The West Africa Network for Peacebuilding (WANEP) on Thursday 4th February 2021 organized a day’s training workshop for 10 media practitioners at its 57 Soldier Street headquarters in Freetown.
The project titled, ‘Join Han’ to supporting victims and community initiatives to access reparation and institutional reform and in the market place for justice and accountability as well as enhance cohesion in Sierra Leone seeks to strengthen the use and application of alternative dispute resolution methods to enhance peace and local accountability at community level.
In her welcome and overview of the project, the Program Manager of WANEP, Mrs. Mariama Jusu Korya enlightened that the overall objective of the project is to enhance the capacity of victims of the civil war to engage the state in the implementation of a transparent and inclusive reparation program in the country and to ensure that the processes and procedures of the traditional dispute resolution are complaint with basic human rights standards.
She furthered that the project seeks to particularly contribute to establishing and expanding spaces for women, especially market women, to access gender-responsive needs in addition to ensuring that the processes and procedure of traditional dispute mechanism are complaint with basic human right standards using traditional dispute resolution systems through increased understanding and raising awareness by building the capacity of traditional leaders who are often caught up between being the perpetrator and the ones executing the laws as well as build on the capacity of war-affected and wounded victims to interact with the state and enable them participate in reparations programs.

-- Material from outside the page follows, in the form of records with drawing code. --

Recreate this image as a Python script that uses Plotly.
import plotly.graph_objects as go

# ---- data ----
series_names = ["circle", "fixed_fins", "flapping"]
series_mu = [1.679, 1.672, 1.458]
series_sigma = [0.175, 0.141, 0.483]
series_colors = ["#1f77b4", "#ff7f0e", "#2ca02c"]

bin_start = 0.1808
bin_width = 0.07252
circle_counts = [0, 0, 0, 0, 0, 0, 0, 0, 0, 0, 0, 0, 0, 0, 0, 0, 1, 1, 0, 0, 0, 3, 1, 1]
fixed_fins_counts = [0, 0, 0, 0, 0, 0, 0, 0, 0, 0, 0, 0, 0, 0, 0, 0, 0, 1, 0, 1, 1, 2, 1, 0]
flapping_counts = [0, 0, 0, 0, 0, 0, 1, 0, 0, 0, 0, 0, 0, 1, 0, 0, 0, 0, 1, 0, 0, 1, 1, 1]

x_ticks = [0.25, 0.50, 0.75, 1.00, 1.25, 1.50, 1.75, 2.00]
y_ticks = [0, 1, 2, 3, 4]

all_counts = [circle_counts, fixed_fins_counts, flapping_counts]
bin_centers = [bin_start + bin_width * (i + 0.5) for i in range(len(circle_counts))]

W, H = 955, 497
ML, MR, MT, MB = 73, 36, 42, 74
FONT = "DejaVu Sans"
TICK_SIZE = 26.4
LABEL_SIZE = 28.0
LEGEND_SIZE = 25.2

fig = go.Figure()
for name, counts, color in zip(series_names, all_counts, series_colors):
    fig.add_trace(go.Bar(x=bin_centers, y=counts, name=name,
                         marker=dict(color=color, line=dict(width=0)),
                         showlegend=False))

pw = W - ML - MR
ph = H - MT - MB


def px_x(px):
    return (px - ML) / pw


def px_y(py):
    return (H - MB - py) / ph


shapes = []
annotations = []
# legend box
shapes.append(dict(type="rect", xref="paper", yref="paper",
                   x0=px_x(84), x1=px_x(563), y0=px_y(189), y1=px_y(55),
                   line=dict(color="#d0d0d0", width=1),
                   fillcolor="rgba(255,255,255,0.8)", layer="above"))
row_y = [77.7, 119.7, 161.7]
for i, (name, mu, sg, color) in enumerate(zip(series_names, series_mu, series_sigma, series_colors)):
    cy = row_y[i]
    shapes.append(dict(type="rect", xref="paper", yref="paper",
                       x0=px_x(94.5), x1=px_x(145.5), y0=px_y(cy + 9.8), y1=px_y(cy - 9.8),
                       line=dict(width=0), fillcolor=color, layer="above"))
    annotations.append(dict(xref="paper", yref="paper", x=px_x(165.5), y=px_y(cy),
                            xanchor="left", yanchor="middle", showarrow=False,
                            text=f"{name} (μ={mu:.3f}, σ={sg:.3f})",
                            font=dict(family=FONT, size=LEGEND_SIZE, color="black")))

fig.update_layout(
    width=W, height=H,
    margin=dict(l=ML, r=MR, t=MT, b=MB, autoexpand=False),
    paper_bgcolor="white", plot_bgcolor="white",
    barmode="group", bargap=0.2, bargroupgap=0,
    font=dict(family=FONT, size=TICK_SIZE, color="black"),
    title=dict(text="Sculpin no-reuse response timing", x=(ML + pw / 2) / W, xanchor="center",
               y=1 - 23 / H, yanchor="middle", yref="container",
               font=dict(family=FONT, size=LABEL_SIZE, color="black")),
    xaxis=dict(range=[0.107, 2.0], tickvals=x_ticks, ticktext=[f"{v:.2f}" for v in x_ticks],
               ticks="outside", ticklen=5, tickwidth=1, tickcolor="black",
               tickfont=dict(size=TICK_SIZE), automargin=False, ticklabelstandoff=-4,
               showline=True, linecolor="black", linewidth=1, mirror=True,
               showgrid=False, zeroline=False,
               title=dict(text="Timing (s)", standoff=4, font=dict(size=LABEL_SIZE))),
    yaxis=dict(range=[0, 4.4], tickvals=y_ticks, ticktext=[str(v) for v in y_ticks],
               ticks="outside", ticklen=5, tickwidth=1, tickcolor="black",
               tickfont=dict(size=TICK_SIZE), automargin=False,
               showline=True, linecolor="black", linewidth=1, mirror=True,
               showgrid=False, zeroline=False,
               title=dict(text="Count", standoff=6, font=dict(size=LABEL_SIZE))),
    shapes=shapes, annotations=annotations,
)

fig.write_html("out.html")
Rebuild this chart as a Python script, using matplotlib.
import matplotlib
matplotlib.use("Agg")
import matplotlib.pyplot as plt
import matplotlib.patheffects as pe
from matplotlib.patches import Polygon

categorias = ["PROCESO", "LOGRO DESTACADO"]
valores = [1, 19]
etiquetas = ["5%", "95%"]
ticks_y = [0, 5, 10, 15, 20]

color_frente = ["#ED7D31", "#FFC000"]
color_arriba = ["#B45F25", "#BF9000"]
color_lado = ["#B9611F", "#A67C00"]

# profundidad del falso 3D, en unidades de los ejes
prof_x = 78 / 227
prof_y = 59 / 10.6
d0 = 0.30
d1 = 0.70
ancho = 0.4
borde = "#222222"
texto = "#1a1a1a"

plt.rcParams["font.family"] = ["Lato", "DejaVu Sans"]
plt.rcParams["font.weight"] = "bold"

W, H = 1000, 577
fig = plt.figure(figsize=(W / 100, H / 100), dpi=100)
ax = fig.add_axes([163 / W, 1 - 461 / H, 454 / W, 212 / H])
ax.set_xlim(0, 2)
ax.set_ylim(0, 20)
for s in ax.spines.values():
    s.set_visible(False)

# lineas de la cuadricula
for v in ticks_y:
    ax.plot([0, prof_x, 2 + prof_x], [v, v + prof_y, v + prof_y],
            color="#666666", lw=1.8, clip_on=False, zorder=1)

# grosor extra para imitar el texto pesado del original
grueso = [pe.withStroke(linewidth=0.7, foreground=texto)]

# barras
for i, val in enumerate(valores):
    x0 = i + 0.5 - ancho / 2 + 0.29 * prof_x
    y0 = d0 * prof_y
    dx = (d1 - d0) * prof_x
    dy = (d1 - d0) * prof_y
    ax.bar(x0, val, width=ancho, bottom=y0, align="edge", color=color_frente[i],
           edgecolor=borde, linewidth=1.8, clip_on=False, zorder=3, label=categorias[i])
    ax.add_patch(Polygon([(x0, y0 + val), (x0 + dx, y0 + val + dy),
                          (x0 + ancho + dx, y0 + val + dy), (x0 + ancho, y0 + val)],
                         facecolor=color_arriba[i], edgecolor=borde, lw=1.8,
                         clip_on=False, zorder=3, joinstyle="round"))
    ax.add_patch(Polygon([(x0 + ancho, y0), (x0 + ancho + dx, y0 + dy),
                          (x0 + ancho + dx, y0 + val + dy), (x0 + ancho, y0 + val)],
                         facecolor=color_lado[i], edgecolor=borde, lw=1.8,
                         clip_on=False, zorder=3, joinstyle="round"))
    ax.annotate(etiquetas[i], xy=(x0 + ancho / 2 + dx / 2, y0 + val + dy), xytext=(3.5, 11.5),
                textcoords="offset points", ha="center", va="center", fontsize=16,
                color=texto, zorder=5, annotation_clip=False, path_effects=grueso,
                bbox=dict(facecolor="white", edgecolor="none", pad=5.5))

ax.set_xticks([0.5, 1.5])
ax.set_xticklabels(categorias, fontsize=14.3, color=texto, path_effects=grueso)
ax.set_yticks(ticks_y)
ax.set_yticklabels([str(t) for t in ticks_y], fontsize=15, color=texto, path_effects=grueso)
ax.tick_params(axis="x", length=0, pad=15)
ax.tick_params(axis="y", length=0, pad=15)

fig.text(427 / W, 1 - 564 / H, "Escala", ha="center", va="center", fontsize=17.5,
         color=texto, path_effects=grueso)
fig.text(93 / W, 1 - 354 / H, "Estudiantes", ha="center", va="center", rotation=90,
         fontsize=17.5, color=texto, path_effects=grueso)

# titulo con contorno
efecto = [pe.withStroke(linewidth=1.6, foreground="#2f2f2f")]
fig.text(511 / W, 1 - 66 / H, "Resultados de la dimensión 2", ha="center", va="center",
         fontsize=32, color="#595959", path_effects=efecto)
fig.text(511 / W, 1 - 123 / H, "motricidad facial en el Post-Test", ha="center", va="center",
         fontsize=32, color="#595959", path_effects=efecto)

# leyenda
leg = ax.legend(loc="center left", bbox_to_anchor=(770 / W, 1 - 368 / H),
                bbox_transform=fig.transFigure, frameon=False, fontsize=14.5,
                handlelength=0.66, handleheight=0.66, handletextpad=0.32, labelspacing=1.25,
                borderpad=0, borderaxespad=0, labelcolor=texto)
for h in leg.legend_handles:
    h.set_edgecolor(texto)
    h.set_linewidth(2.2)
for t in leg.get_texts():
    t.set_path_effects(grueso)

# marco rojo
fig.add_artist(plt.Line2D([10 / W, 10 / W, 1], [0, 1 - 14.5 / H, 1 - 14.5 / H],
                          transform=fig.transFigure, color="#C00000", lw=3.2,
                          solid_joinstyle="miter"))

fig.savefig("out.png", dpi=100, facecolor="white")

Also, the project is being implemented in the Western Area Rural and Koidu City, Kono District and by the end of 2021, it aims to strengthen the capacity of women leaders (including market women) to effectively dispense justice through alternative dispute resolution in their communities, enhance the capacity of victims of the war to engage the state in the implementation of reparations and develop the capacity of traditional leaders to effectively work with their communities in addressing grievances and promoting social cohesion.
Eighteen years after the official end of the civil war in Sierra Leone, its reparation program is in trouble. While the international community provided much of the support in the beginning, the program is now largely left to itself. The scale of suffering of the war victims has continued to escalate daily. Sierra Leone’s reparation program challenges those who pay attention to think about sustainability.

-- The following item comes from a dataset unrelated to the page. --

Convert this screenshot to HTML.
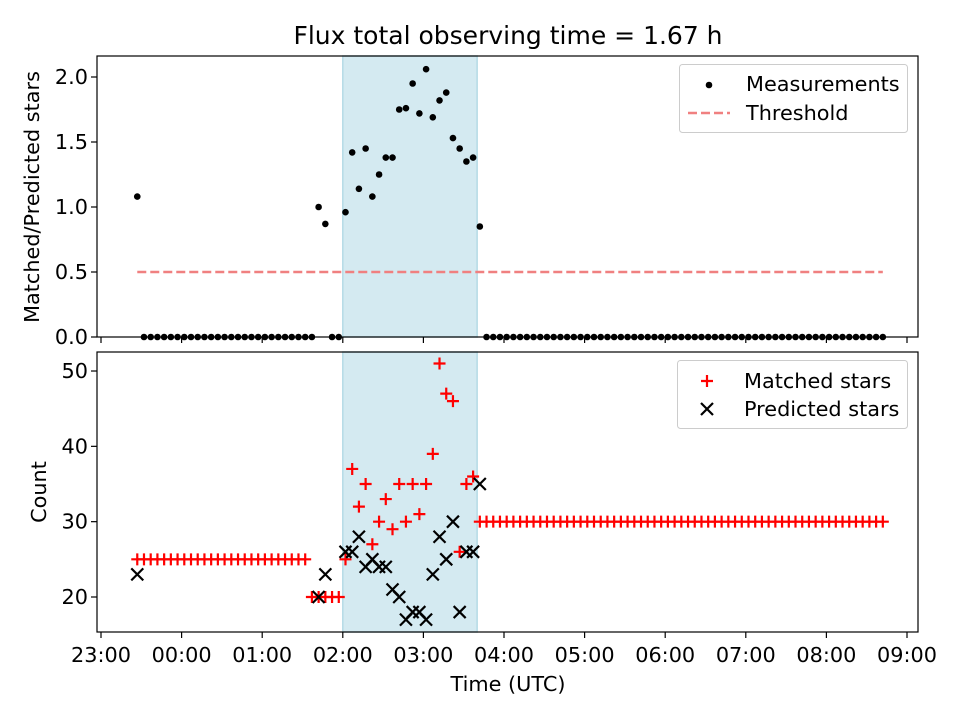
<!DOCTYPE html>
<html><head><meta charset="utf-8"><style>
body{margin:0;background:#fff}
svg{font-family:"DejaVu Sans","Liberation Sans",sans-serif}
</style></head><body>
<svg id="c" width="960" height="720" xmlns="http://www.w3.org/2000/svg"></svg>
<script>
// data: index i -> time = 23:27 + 5 min * i
const N = 112;
const startHour = 0.45; // hours after 23:00
const stepHour = 1/12;
const ratioSpecial = {0:1.08,27:1.0,28:0.87,31:0.96,32:1.42,33:1.14,34:1.45,35:1.08,36:1.25,37:1.38,38:1.38,39:1.75,40:1.76,41:1.95,42:1.72,43:2.06,44:1.69,45:1.82,46:1.88,47:1.53,48:1.45,49:1.35,50:1.38,51:0.85};
const matchedSpecial = {26:20,27:20,28:20,29:20,30:20,31:25,32:37,33:32,34:35,35:27,36:30,37:33,38:29,39:35,40:30,41:35,42:31,43:35,44:39,45:51,46:47,47:46,48:26,49:35,50:36,51:30};
const predicted = {0:23,27:20,28:23,31:26,32:26,33:28,34:24,35:25,36:24,37:24,38:21,39:20,40:17,41:18,42:18,43:17,44:23,45:28,46:25,47:30,48:18,49:26,50:26,51:35};
const xTickLabels = ["23:00","00:00","01:00","02:00","03:00","04:00","05:00","06:00","07:00","08:00","09:00"];
const topYTicks = [0.0,0.5,1.0,1.5,2.0];
const botYTicks = [20,30,40,50];
const threshold = 0.5;
const spanStart = 3.0, spanEnd = 4.6667;

const svg = document.getElementById('c');
const NS = 'http://www.w3.org/2000/svg';
function mk(tag, attrs, parent){const e=document.createElementNS(NS,tag);for(const k in attrs)e.setAttribute(k,attrs[k]);(parent||svg).appendChild(e);return e;}
const L=97,R=918;
const xs = h => 101 + 80.6*h;
const yT = v => 337 - 130*v;
const yB = v => 597 - 7.533*(v-20);
const T1=56,B1=337,T2=352,B2=632;
const FS=20.8;
const times=[],ratio=[],matched=[];
for(let i=0;i<N;i++){times.push(startHour+stepHour*i);ratio.push(ratioSpecial[i]!==undefined?ratioSpecial[i]:0);matched.push(matchedSpecial[i]!==undefined?matchedSpecial[i]:(i<26?25:30));}

[[T1,B1],[T2,B2]].forEach(([t,b],k)=>{
 const s=mk('rect',{x:xs(spanStart),y:t,width:xs(spanEnd)-xs(spanStart),height:b-t,fill:'#d4eaf1',stroke:'#b5dbe6','stroke-width':1.5});
 
 
});
const th=mk('line',{x1:xs(times[0]),x2:xs(times[N-1]),y1:yT(threshold),y2:yT(threshold),stroke:'#f08080','stroke-width':2.5,'stroke-dasharray':'9,4'});


for(let i=0;i<N;i++){const c=mk('circle',{cx:xs(times[i]),cy:yT(ratio[i]),r:3.3,fill:'#000'});
 
 }
for(let i=0;i<N;i++){const x=xs(times[i]),y=yB(matched[i]);
 const p=mk('path',{d:`M${x-6},${y}H${x+6}M${x},${y-6}V${y+6}`,stroke:'#f00','stroke-width':2.2});
 
 }
for(const k in predicted){const x=xs(times[k]),y=yB(predicted[k]);
 const p=mk('path',{d:`M${x-6},${y-6}L${x+6},${y+6}M${x-6},${y+6}L${x+6},${y-6}`,stroke:'#000','stroke-width':2.2});
 
 }
[[T1,B1,'top-axes-frame'],[T2,B2,'bottom-axes-frame']].forEach(([t,b,n])=>{const f=mk('rect',{x:L,y:t,width:R-L,height:b-t,fill:'none',stroke:'#000','stroke-width':1.2});
 
 });
xTickLabels.forEach((lab,h)=>{const x=xs(h);
 mk('line',{x1:x,x2:x,y1:B1,y2:B1+6,stroke:'#000','stroke-width':1.2});
 mk('line',{x1:x,x2:x,y1:B2,y2:B2+6,stroke:'#000','stroke-width':1.2});
 const t=mk('text',{x:x,y:B2+30,'text-anchor':'middle','font-size':FS});t.textContent=lab;
 
 });
topYTicks.forEach(v=>{const y=yT(v);mk('line',{x1:L-6,x2:L,y1:y,y2:y,stroke:'#000','stroke-width':1.2});
 const t=mk('text',{x:L-9,y:y+7,'text-anchor':'end','font-size':FS});t.textContent=v.toFixed(1);
 
 });
botYTicks.forEach(v=>{const y=yB(v);mk('line',{x1:L-6,x2:L,y1:y,y2:y,stroke:'#000','stroke-width':1.2});
 const t=mk('text',{x:L-9,y:y+7,'text-anchor':'end','font-size':FS});t.textContent=v;
 
 });
</script>
<svg width="960" height="720" style="position:absolute;left:0;top:0" xmlns="http://www.w3.org/2000/svg">
 <text x="508" y="44" text-anchor="middle" font-size="25">Flux total observing time = 1.67 h</text>
 <text transform="translate(39,197) rotate(-90)" text-anchor="middle" font-size="20.8">Matched/Predicted stars</text>
 <text transform="translate(46,492) rotate(-90)" text-anchor="middle" font-size="20.8">Count</text>
 <text x="508" y="691" text-anchor="middle" font-size="20.8">Time (UTC)</text>
 <g>
  <rect x="679.5" y="64.5" width="228" height="68" rx="3" fill="#fff" fill-opacity="0.8" stroke="#ccc"/>
  <circle cx="709" cy="85" r="3.3" fill="#000"/>
  <text x="746" y="91" font-size="20.8">Measurements</text>
  <line x1="688" x2="730" y1="113" y2="113" stroke="#f08080" stroke-width="2.5" stroke-dasharray="9,4"/>
  <text x="746" y="120" font-size="20.8">Threshold</text>
 </g>
 <g>
  <rect x="677.5" y="360.5" width="230" height="68" rx="3" fill="#fff" fill-opacity="0.8" stroke="#ccc"/>
  <path d="M701,381H713M707,375V387" stroke="#f00" stroke-width="2.2"/>
  <text x="744" y="388" font-size="20.8">Matched stars</text>
  <path d="M701,403L713,415M701,415L713,403" stroke="#000" stroke-width="2.2"/>
  <text x="744" y="416" font-size="20.8">Predicted stars</text>
 </g>
</svg>
</body></html>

Among others, the project will also look at pensions, free healthcare, educational benefits and much more for survivors.
Government reluctantly agreed to implement the recommendations but failed to take any action for four years. It required pressure from the country’s biggest survivor organization, the Amputee and War –Wounded Association to among others provide pensions, free housing and healthcare, educational benefits and much more.
According to the lead facilitator of the training workshop, Dr. Isaac Sowa of the Mass Communications Department at Fourah Bay College, University of Sierra Leone, Sierra Leone’s Truth and Reconciliation Commission (CRC) and the Special Court for Sierra Leone as the preferred transitional justice choices adopted to address the legacy of past human rights violations committed during the eleven years civil war.
Dr. Sowa continued that the two traditional justice tools emerged out of exhaustive nature of fighting between the Government of Sierra Leone and the Revolutionary United Front (RUF). This subjected the belligerents to grab the most comprehensive available alternative option that set the stage for Transitional Justice mechanisms after serious cost-benefit analysis. The country adhered to proponents’ claims that accountability measures are needed for societies to move on from violent past to begin rebuilding sustainable peace and development.
The TRC identified the lack of public access to justice as both a cause of its decade-long civil war and a factor that helped sustain it. This explains that Sierra Leone’s complex and chequered political history is reflected in its present ineffective justice system and lack of respect for the rule of law. Likewise, eighteen years after the end of the civil war and the closure of the accountability mechanisms, wounds are still fresh in the minds of victims, facilities under provided; capacities are low, while the country is still confronted with several justice sector challenges.